His ability to calculate moves is regarded as being deep, speedy and accurate. Habu has described Fujii’s ability as a “gifted talent.”
Fujii also has the mental toughness to stay calm as he works to recover from tough game situations.

But it had been Toyoshima who continued to get the better of Fujii. Until last year, Fujii had lost six straight matches against Toyoshima.

In the past year, Fujii developed his skills quickly, partly with the help of artificial intelligence. He studied Toyoshima’s tactics, such as placement of shogi pieces after the opening, and has acquired the game skills to overwhelm rivals.

Shogi players were among those observing the games in the anterooms, and on many occasions they voiced their surprise over Fujii’s moves, with one saying, “He’s thought it over from scratch.”

During games, officiating and other shogi players made predictions for the next move, but they hardly ever made correct guesses for Fujii’s moves. The Ryuo title challenger made moves that veteran shogi players never imagined.

For the opening of the second game of the series held last month in Kyoto, Fujii surprised observers with a move that led seventh-dan Hiroshi Kobayashi, one of the officiating players, to say, “I’ve never seen that nor would I have thought of it.”

That move forced Toyoshima to think long and hard, taking nearly two hours until his next move.

“It’s no good thinking of my move after Fujii has made a move,” Toyoshima said.

“Fujii has new ways of assessing the game that cannot be acquired just from studies via AI,” Toyoshima said. “I want to know how he studies and thinks on a daily basis.”

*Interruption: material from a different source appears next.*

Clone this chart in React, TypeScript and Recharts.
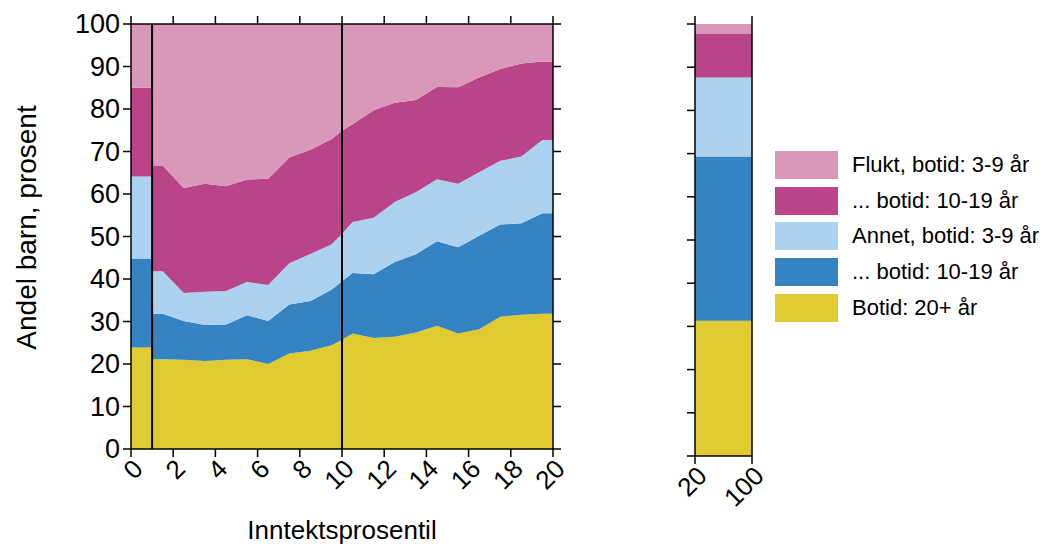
/** Stacked area chart: share of children by income percentile and length of residence. */

import { AreaChart, Area, XAxis, YAxis, ReferenceLine } from 'recharts'

const FONT = '"Liberation Sans", Arial, Helvetica, sans-serif'

// Series keys, bottom → top
const SERIES = ['botid20', 'annet1019', 'annet39', 'flukt1019', 'flukt39'] as const

const COLORS: Record<string, string> = {
  botid20: '#dfcb31',
  annet1019: '#3583c0',
  annet39: '#abd3f1',
  flukt1019: '#b94588',
  flukt39: '#d998ba',
}

// Legend order as in the figure (top → bottom)
const LEGEND = [
  { key: 'flukt39', label: 'Flukt, botid: 3-9 år' },
  { key: 'flukt1019', label: '... botid: 10-19 år' },
  { key: 'annet39', label: 'Annet, botid: 3-9 år' },
  { key: 'annet1019', label: '... botid: 10-19 år' },
  { key: 'botid20', label: 'Botid: 20+ år' },
]

// First bin: percentile 0-1, drawn as a flat block
const firstBin = [23.9, 20.9, 19.3, 20.9, 15.0]

// Points from percentile 1 to 20
const pctPoints = [1.5, 2.5, 3.5, 4.5, 5.5, 6.5, 7.5, 8.5, 9.5, 10, 10.5, 11.5, 12.5, 13.5, 14.5, 15.5, 16.5, 17.5, 18.5, 19.5]
const botid20 = [21.1, 21.0, 20.7, 21.0, 21.1, 20.0, 22.5, 23.1, 24.4, 25.7, 27.2, 26.1, 26.4, 27.4, 29.0, 27.2, 28.2, 31.1, 31.6, 31.8]
const annet1019 = [10.7, 9.1, 8.5, 8.3, 10.4, 10.1, 11.5, 11.7, 13.1, 13.8, 14.2, 15.0, 17.6, 18.4, 19.9, 20.3, 22.0, 21.7, 21.5, 23.7]
const annet39 = [10.0, 6.6, 7.8, 7.9, 7.8, 8.5, 9.7, 11.1, 10.6, 11.1, 12.0, 13.3, 14.1, 14.6, 14.6, 14.9, 14.9, 15.0, 15.7, 17.2]
const flukt1019 = [24.9, 24.7, 25.4, 24.6, 24.1, 25.0, 24.9, 24.5, 24.8, 24.3, 23.0, 25.3, 23.4, 21.7, 21.7, 22.7, 22.3, 21.6, 21.9, 18.5]
const flukt39 = [33.3, 38.6, 37.6, 38.2, 36.6, 36.4, 31.4, 29.6, 27.1, 25.1, 23.6, 20.3, 18.5, 17.9, 14.8, 14.9, 12.6, 10.6, 9.3, 8.8]

// Right panel: percentile 20-100 as one block
const restBin = [31.3, 38.0, 18.3, 10.1, 2.3]

const xTicks = [0, 2, 4, 6, 8, 10, 12, 14, 16, 18, 20]
const yTicks = [0, 10, 20, 30, 40, 50, 60, 70, 80, 90, 100]
const restTicks = [20, 100]
const refLines = [1, 10]

function rowFrom(x: number, vals: number[]) {
  const row: Record<string, number> = { x }
  SERIES.forEach((k, i) => (row[k] = vals[i]))
  return row
}

function buildMainRows() {
  const cols = [botid20, annet1019, annet39, flukt1019, flukt39]
  const pts = pctPoints.map((x, i) => rowFrom(x, cols.map((c) => c[i])))
  const last = pts[pts.length - 1]
  return [
    rowFrom(0, firstBin),
    rowFrom(1, firstBin),
    { ...pts[0], x: 1 },
    ...pts,
    { ...last, x: 20 },
  ]
}

const mainRows = buildMainRows()
const restRows = [rowFrom(20, restBin), rowFrom(100, restBin)]

const TICK_LEN = 8
const TICK_GAP = 8
const LINE = { stroke: '#000', strokeWidth: 1.5 }

// Bottom x tick: rotated label + tick marks at bottom and top of the plot
function XTick(props: any) {
  const { x, y, payload, top, label = true } = props
  const axisY = y - TICK_GAP
  return (
    <g>
      <line x1={x} x2={x} y1={axisY} y2={axisY + TICK_LEN} {...LINE} />
      <line x1={x} x2={x} y1={top - TICK_LEN} y2={top} {...LINE} />
      {label && (
        <text
          x={x}
          y={y}
          transform={`rotate(-45 ${x} ${y})`}
          textAnchor="end"
          dominantBaseline="hanging"
          style={{ fontSize: 26, fill: '#000', fontFamily: FONT }}
        >
          {payload.value}
        </text>
      )}
    </g>
  )
}

// Left y tick: label + tick marks on the left (and optionally right) of the plot
function YTick(props: any) {
  const { x, y, payload, right, label = true } = props
  const axisX = x + 3 + TICK_LEN
  return (
    <g>
      <line x1={axisX - TICK_LEN} x2={axisX} y1={y} y2={y} {...LINE} />
      {right != null && <line x1={right} x2={right + TICK_LEN} y1={y} y2={y} {...LINE} />}
      {label && (
        <text x={x} y={y} textAnchor="end" dominantBaseline="central" style={{ fontSize: 27, fill: '#000', fontFamily: FONT }}>
          {payload.value}
        </text>
      )}
    </g>
  )
}

function MainChart() {
  return (
    <AreaChart width={580} height={546} data={mainRows} margin={{ top: 24, right: 27, bottom: 0, left: 0 }}>
      {SERIES.map((k) => (
        <Area
          key={k}
          dataKey={k}
          stackId="s"
          type="linear"
          stroke="none"
          fill={COLORS[k]}
          fillOpacity={1}
          isAnimationActive={false}
        />
      ))}
      {refLines.map((v) => (
        <ReferenceLine key={v} x={v} stroke="#000" strokeWidth={2} />
      ))}
      <ReferenceLine y={100} stroke="#000" strokeWidth={1.5} />
      <ReferenceLine x={20} stroke="#000" strokeWidth={1.5} />
      <XAxis
        dataKey="x"
        type="number"
        domain={[0, 20]}
        ticks={xTicks}
        interval={0}
        height={97}
        tickSize={0}
        tickLine={false}
        tickMargin={TICK_GAP}
        stroke="#000"
        strokeWidth={1.5}
        tick={<XTick top={24} />}
        label={(p: any) => {
          const vb = p.viewBox
          return (
            <text x={vb.x + vb.width / 2} y={vb.y + 90} textAnchor="middle" style={{ fontSize: 26, fontFamily: FONT, fill: '#000' }}>
              Inntektsprosentil
            </text>
          )
        }}
      />
      <YAxis
        type="number"
        domain={[0, 100]}
        ticks={yTicks}
        interval={0}
        width={131}
        tickSize={TICK_LEN}
        tickLine={false}
        tickMargin={3}
        stroke="#000"
        strokeWidth={1.5}
        tick={<YTick right={553} />}
        label={(p: any) => {
          const vb = p.viewBox
          const cx = 36
          const cy = vb.y + vb.height / 2 - 9
          return (
            <text x={cx} y={cy} transform={`rotate(-90 ${cx} ${cy})`} textAnchor="middle" style={{ fontSize: 28, fontFamily: FONT, fill: '#000' }}>
              Andel barn, prosent
            </text>
          )
        }}
      />
    </AreaChart>
  )
}

function RestChart() {
  return (
    <AreaChart width={140} height={546} data={restRows} margin={{ top: 24, right: 28, bottom: 0, left: 0 }}>
      {SERIES.map((k) => (
        <Area
          key={k}
          dataKey={k}
          stackId="s"
          type="linear"
          stroke="none"
          fill={COLORS[k]}
          fillOpacity={1}
          isAnimationActive={false}
        />
      ))}
      <ReferenceLine x={100} stroke="#000" strokeWidth={1.5} />
      <XAxis
        dataKey="x"
        type="number"
        domain={[20, 100]}
        ticks={restTicks}
        interval={0}
        height={90}
        tickSize={0}
        tickLine={false}
        tickMargin={TICK_GAP}
        stroke="#000"
        strokeWidth={1.5}
        tick={<XTick top={24} />}
      />
      <YAxis
        type="number"
        domain={[0, 100]}
        ticks={yTicks}
        interval={0}
        width={55}
        tickSize={TICK_LEN}
        tickLine={false}
        tickMargin={3}
        stroke="#000"
        strokeWidth={1.5}
        tick={<YTick label={false} />}
      />
    </AreaChart>
  )
}

function LegendBox() {
  return (
    <div style={{ position: 'absolute', left: 775, top: 151, fontFamily: FONT, fontSize: 22, color: '#000' }}>
      {LEGEND.map((it) => (
        <div key={it.key} style={{ display: 'flex', alignItems: 'center', height: 28, marginBottom: 7.7 }}>
          <div style={{ width: 63, height: 28, background: COLORS[it.key] }} />
          <span style={{ marginLeft: 14, whiteSpace: 'nowrap' }}>{it.label}</span>
        </div>
      ))}
    </div>
  )
}

export default function App() {
  return (
    <div style={{ position: 'absolute', left: 0, top: 0, width: 1040, height: 546, background: '#fff' }}>
      <div style={{ position: 'absolute', left: 0, top: 0 }}>
        <MainChart />
      </div>
      <div style={{ position: 'absolute', left: 640, top: 0 }}>
        <RestChart />
      </div>
      <LegendBox />
    </div>
  )
}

Fujii plays a balanced shogi in attacking and defending, hardly showing flaws from the opening to the endgame.

When he made his debut as a professional, there were a number of matches where he lost as his opponents took the advantage right from the beginning due to Fujii lacking sufficient knowledge.

But Fujii now has conquered that weakness after enhancing his skills, including increased knowledge of piece placements, through the use of AI software and more traditional methods.

His speedy, deep and accurate calculation for moves overwhelm top-level players. This is seen in the fact that Fujii has won the tsume-shogi checkmate puzzle championship five times in a row.

A couple of months ago when Fujii won the Eio title, in the deciding fifth and final game he made a move that neither AI software nor observing players predicted just a minute after his opponent, Toyoshima again, moved. This turned out to be the decisive move on Fujii’s way to his then third title.

While AI software can calculate tens of millions of moves ahead in one second, it took quite some time to determine Fujji’s move was the best one, leading Fujii to be dubbed “better than AI.”